Noah and his team worked with the chairs of the Task Force to facilitate meetings and ensure stakeholder engagement throughout the process. Pew provided the Task Force with research and analysis of PA’s current juvenile justice system and provided evaluation and explanation to members of relevant state statutes and administrative policies.  Pew also provided members with a vision of what could be by bringing in examples and stories from other states who had walked this same path with their juvenile justice systems and found success!

One of the key elements of the work of the Task Force was the planning and facilitation of roundtable discussions with key stakeholders so that members could hear first-hand from those with lived experience in the juvenile justice system as well as those involved in the day-to-day work with youth.  Pew staff not only assured the roundtables occurred but supported everyone’s learning by taking notes and sharing the information with task force members who were unable to attend.

Following months of information gathering and sharing of ideas, the Pew team facilitated the development and drafting of policy recommendations to be voted on by members of the Task Force that will help the state achieve the goals listed above.

As Pennsylvania approached the release of the recommendations, the support from Pew continued as they assisted in helping develop a communications plan and continued to provide feedback and support for moving forward with implementation efforts for key recommendations.

As a member of the Task Force, most notable for me was the number of calls and contacts available to members even between meetings to assure that the process remained on track and meaningful for all involved.

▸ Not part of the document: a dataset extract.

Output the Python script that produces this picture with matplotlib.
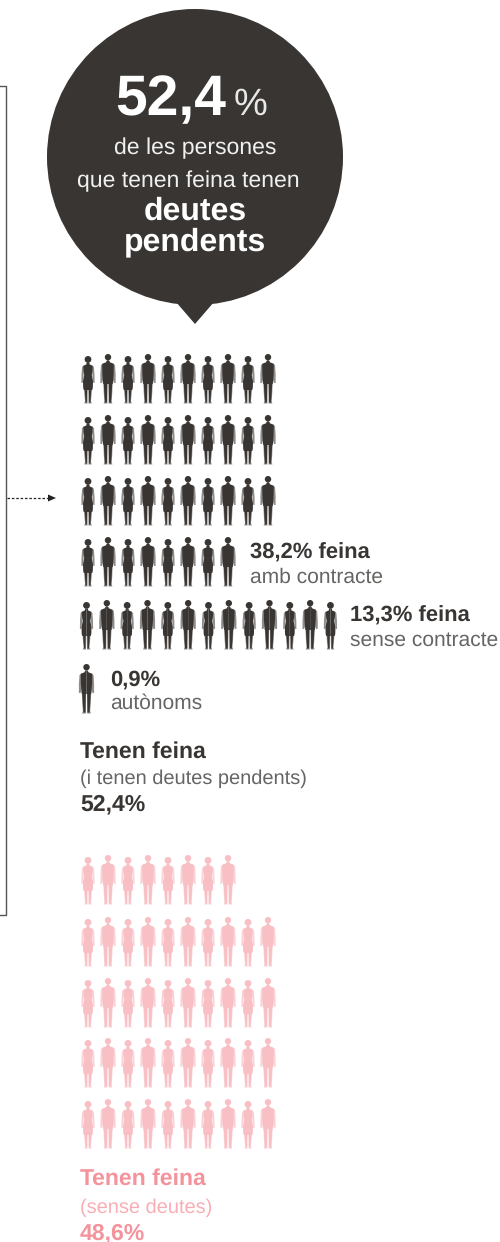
import numpy as np
import matplotlib
matplotlib.use('Agg')
import matplotlib.pyplot as plt
from matplotlib.patches import Circle, Polygon

plt.rcParams['font.family'] = ['Liberation Sans', 'DejaVu Sans']
plt.rcParams['text.hinting'] = 'no_hinting'
plt.rcParams['text.hinting_factor'] = 1

# people per row (1 figure = 1 %, roughly)
dark_rows = [10, 10, 10, 8]
sense_contracte = 13
autonoms = 1
pink_rows = [8, 10, 10, 10, 10]

dark = '#383532'
mid = '#8f8c8a'
grey = '#676563'
pink = '#f8bfc4'
pink_mid = '#fbd3d7'
pink_bold = '#f4939c'
pink_light = '#f9aeb5'

# half outlines (dx, dy from the top of the row), mirrored when drawn
man_body = [(0, 6), (1.6, 7), (1.8, 8.2), (5.8, 9.8), (5.6, 20), (5, 28), (4.6, 30), (0, 30)]
man_arm = [(5, 9.6), (7, 11), (7.6, 20), (7.6, 29), (6, 29), (5, 26)]
man_leg = [(0.4, 28), (4.7, 28), (4.2, 40), (3.6, 47), (4.4, 49.5), (0.6, 49.5)]
man_leg_core = [(0.8, 28), (4.3, 28), (3.6, 40), (3, 48.5), (1.1, 48.5)]
woman_body = [(0, 8), (1.5, 9), (1.6, 10.4), (4.8, 11.8), (4.4, 17), (3.8, 21), (5, 27), (4.8, 34), (4.2, 36), (0, 36)]
woman_arm = [(4.4, 11.6), (5.9, 13), (6.5, 21), (6.6, 29), (5.3, 29), (4.8, 25), (4, 17)]
woman_leg = [(0.3, 34), (4, 34), (3.5, 42), (2.9, 47), (3.8, 49.5), (0.5, 49.5)]
woman_leg_core = [(0.9, 34), (3.4, 34), (2.8, 42), (2.4, 48.5), (1.1, 48.5)]


def shape(ax, pts, x, top, col):
    ax.add_patch(Polygon([(x + dx, top + dy) for dx, dy in pts], fc=col, ec='none'))
    ax.add_patch(Polygon([(x - dx, top + dy) for dx, dy in pts], fc=col, ec='none'))


def person(ax, x, top, woman, col, col2):
    if woman:
        shape(ax, woman_arm, x, top, col2)
        shape(ax, woman_leg, x, top, col2)
        shape(ax, woman_leg_core, x, top, col)
        shape(ax, woman_body, x, top, col)
        ax.add_patch(Circle((x, top + 5.4), 3.4, fc=col, ec='none'))
    else:
        shape(ax, man_arm, x, top, col2)
        shape(ax, man_leg, x, top, col2)
        shape(ax, man_leg_core, x, top, col)
        shape(ax, man_body, x, top, col)
        ax.add_patch(Circle((x, top + 3.2), 3.2, fc=col, ec='none'))


def row(ax, n, x0, step, top, col, col2, start_man=False):
    for i in range(n):
        person(ax, x0 + i * step, top, (i % 2 == 0) != start_man, col, col2)


fig = plt.figure(figsize=(5, 12.42), dpi=100)
ax = fig.add_axes([0, 0, 1, 1])
ax.set_xlim(0, 500)
ax.set_ylim(1242, 0)
ax.axis('off')

# bubble
ax.add_patch(Circle((195, 157), 148, fc=dark, ec='none'))
ax.add_patch(Polygon([(176, 302), (214, 302), (195, 324)], fc=dark, ec='none'))

ax.text(115, 115, '52,4', color='white', fontsize=41, fontweight='bold', va='baseline')
ax.text(234, 115, '%', color='#e8e8e8', fontsize=27, va='baseline')
ax.text(195, 154, 'de les persones', color='#f0f0f0', fontsize=16.3, ha='center', va='baseline')
ax.text(188, 187, 'que tenen feina tenen', color='#f0f0f0', fontsize=16.3, ha='center', va='baseline')
ax.text(195, 220, 'deutes', color='white', fontsize=22.7, fontweight='bold', ha='center', va='baseline')
ax.text(195, 250, 'pendents', color='white', fontsize=22.7, fontweight='bold', ha='center', va='baseline')

# bracket on the left
ax.plot([0, 5.5, 5.5, 0], [85.5, 85.5, 914.5, 914.5], color='#555555', lw=1)

# dotted arrow
ax.plot([7, 48], [498, 498], color='#222222', lw=0.9, ls=(0, (2, 1.5)))
ax.add_patch(Polygon([(48, 494.5), (56, 498), (48, 501.5)], fc='#222222', ec='none'))

# dark people
for n, top in zip(dark_rows, [354, 415, 476, 537]):
    row(ax, n, 88, 20, top, dark, mid)
row(ax, sense_contracte, 86.5, 20.33, 600, dark, mid)
row(ax, autonoms, 86.5, 20, 664, dark, mid, start_man=True)

# pink people
for n, top in zip(pink_rows, [855, 917, 978, 1038, 1099]):
    row(ax, n, 88, 20, top, pink, pink_mid)

# labels
ax.text(250, 559, '38,2% feina', color=dark, fontsize=15.6, fontweight='bold', va='baseline')
ax.text(250, 583, 'amb contracte', color=grey, fontsize=15.2, va='baseline')
ax.text(350, 622, '13,3% feina', color=dark, fontsize=15.6, fontweight='bold', va='baseline')
ax.text(350, 646, 'sense contracte', color=grey, fontsize=15.1, va='baseline')
ax.text(110, 686, '0,9%', color=dark, fontsize=15.6, fontweight='bold', va='baseline')
ax.text(110, 709, 'autònoms', color=grey, fontsize=15.2, va='baseline')

ax.text(80, 758, 'Tenen feina', color=dark, fontsize=16.3, fontweight='bold', va='baseline')
ax.text(80, 784, '(i tenen deutes pendents)', color=grey, fontsize=14.4, va='baseline')
ax.text(80, 810, '52,4%', color=dark, fontsize=16.3, fontweight='bold', va='baseline')

ax.text(80, 1185, 'Tenen feina', color=pink_bold, fontsize=16.3, fontweight='bold', va='baseline')
ax.text(80, 1213, '(sense deutes)', color=pink_light, fontsize=14.4, va='baseline')
ax.text(80, 1239, '48,6%', color=pink_bold, fontsize=16.3, fontweight='bold', va='baseline')

plt.savefig('out.png', dpi=100)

Like any group effort such as Pennsylvania’s Juvenile Justice Task Force, there are a lot of parties responsible for the success or failure of the effort.  In particular, the state’s leaders who initiated the work and the Task Force Chairs who maintained the commitment to the project deserve recognition for inspiring the group to complete this enormous task.  However, without the technical support and behind the scenes management of the process by the Pew team, Pennsylvania never would have fully found their voice to support such system change for youth in our state.